● **DATASET CONTENT**:
┄┄┄┄┄┄┄┄┄┄┄┄┄┄┄┄┄┄┄┄

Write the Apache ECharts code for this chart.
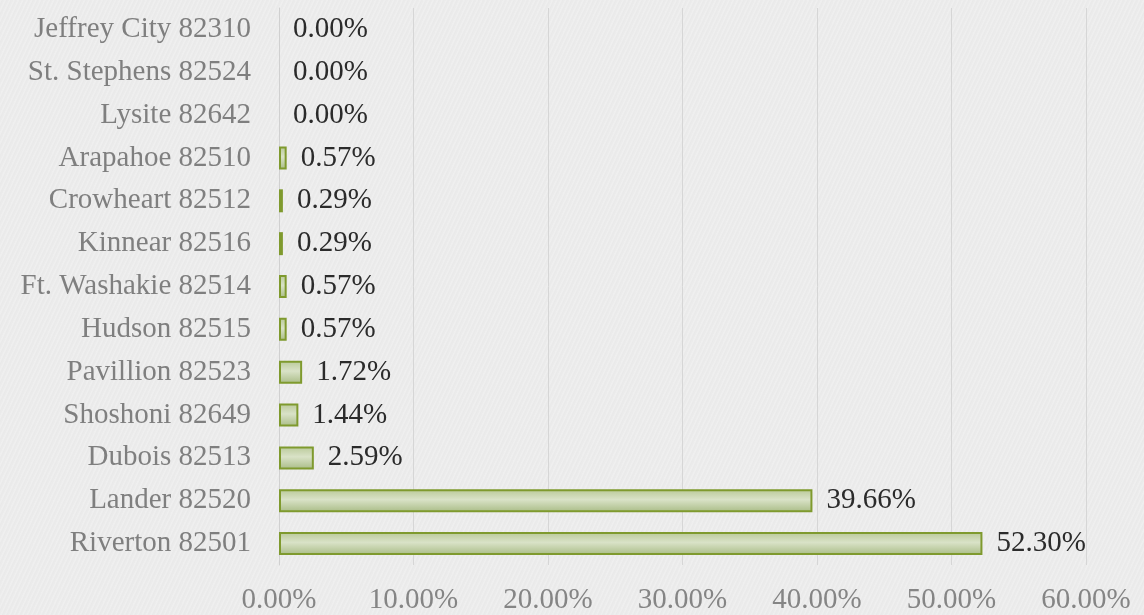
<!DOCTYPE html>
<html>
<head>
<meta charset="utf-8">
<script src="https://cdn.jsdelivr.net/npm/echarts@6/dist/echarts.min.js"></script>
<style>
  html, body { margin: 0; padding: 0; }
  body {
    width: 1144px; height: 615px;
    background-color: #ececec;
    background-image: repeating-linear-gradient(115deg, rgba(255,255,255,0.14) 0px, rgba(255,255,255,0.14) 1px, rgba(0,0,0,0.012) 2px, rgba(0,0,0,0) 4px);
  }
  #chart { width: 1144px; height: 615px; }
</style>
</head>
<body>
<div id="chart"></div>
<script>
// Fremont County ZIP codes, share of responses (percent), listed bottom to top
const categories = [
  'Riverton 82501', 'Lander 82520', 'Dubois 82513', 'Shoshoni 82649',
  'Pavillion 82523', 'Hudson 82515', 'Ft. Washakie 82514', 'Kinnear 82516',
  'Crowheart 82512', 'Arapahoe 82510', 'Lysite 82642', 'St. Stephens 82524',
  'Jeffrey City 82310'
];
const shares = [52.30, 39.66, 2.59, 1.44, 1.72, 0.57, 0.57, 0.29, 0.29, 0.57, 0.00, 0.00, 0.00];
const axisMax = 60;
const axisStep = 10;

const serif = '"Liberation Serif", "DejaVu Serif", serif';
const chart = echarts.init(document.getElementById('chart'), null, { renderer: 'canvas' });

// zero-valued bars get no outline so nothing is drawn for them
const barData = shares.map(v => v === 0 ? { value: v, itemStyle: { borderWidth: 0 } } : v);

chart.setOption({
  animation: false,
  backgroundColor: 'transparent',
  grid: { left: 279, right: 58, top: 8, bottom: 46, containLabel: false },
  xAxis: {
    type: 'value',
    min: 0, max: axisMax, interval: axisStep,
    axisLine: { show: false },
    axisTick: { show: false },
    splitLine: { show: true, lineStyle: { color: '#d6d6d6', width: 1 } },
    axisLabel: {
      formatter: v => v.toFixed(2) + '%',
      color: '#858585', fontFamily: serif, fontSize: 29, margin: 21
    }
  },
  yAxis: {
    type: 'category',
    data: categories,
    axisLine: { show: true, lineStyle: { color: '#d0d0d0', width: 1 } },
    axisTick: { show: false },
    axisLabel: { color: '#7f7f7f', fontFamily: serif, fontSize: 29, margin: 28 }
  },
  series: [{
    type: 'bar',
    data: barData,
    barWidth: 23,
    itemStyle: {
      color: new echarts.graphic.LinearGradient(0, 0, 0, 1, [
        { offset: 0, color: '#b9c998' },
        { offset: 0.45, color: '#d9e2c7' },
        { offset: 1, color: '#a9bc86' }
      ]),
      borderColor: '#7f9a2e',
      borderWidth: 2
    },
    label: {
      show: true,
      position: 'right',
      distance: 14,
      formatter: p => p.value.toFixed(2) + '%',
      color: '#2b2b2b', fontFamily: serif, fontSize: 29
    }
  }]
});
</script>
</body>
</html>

┄┄┄┄┄┄┄┄┄┄┄┄┄┄┄┄┄┄┄┄

● **INSTRUCTIONS FOR THE TASK**:
Copy out the listing exactly as it stands, but not the pictures.

● **OUTPUT FOR THIS TASK**:
Write the Apache ECharts code for this chart.
<!DOCTYPE html>
<html>
<head>
<meta charset="utf-8">
<script src="https://cdn.jsdelivr.net/npm/echarts@6/dist/echarts.min.js"></script>
<style>
  html, body { margin: 0; padding: 0; }
  body {
    width: 1144px; height: 615px;
    background-color: #ececec;
    background-image: repeating-linear-gradient(115deg, rgba(255,255,255,0.14) 0px, rgba(255,255,255,0.14) 1px, rgba(0,0,0,0.012) 2px, rgba(0,0,0,0) 4px);
  }
  #chart { width: 1144px; height: 615px; }
</style>
</head>
<body>
<div id="chart"></div>
<script>
// Fremont County ZIP codes, share of responses (percent), listed bottom to top
const categories = [
  'Riverton 82501', 'Lander 82520', 'Dubois 82513', 'Shoshoni 82649',
  'Pavillion 82523', 'Hudson 82515', 'Ft. Washakie 82514', 'Kinnear 82516',
  'Crowheart 82512', 'Arapahoe 82510', 'Lysite 82642', 'St. Stephens 82524',
  'Jeffrey City 82310'
];
const shares = [52.30, 39.66, 2.59, 1.44, 1.72, 0.57, 0.57, 0.29, 0.29, 0.57, 0.00, 0.00, 0.00];
const axisMax = 60;
const axisStep = 10;

const serif = '"Liberation Serif", "DejaVu Serif", serif';
const chart = echarts.init(document.getElementById('chart'), null, { renderer: 'canvas' });

// zero-valued bars get no outline so nothing is drawn for them
const barData = shares.map(v => v === 0 ? { value: v, itemStyle: { borderWidth: 0 } } : v);

chart.setOption({
  animation: false,
  backgroundColor: 'transparent',
  grid: { left: 279, right: 58, top: 8, bottom: 46, containLabel: false },
  xAxis: {
    type: 'value',
    min: 0, max: axisMax, interval: axisStep,
    axisLine: { show: false },
    axisTick: { show: false },
    splitLine: { show: true, lineStyle: { color: '#d6d6d6', width: 1 } },
    axisLabel: {
      formatter: v => v.toFixed(2) + '%',
      color: '#858585', fontFamily: serif, fontSize: 29, margin: 21
    }
  },
  yAxis: {
    type: 'category',
    data: categories,
    axisLine: { show: true, lineStyle: { color: '#d0d0d0', width: 1 } },
    axisTick: { show: false },
    axisLabel: { color: '#7f7f7f', fontFamily: serif, fontSize: 29, margin: 28 }
  },
  series: [{
    type: 'bar',
    data: barData,
    barWidth: 23,
    itemStyle: {
      color: new echarts.graphic.LinearGradient(0, 0, 0, 1, [
        { offset: 0, color: '#b9c998' },
        { offset: 0.45, color: '#d9e2c7' },
        { offset: 1, color: '#a9bc86' }
      ]),
      borderColor: '#7f9a2e',
      borderWidth: 2
    },
    label: {
      show: true,
      position: 'right',
      distance: 14,
      formatter: p => p.value.toFixed(2) + '%',
      color: '#2b2b2b', fontFamily: serif, fontSize: 29
    }
  }]
});
</script>
</body>
</html>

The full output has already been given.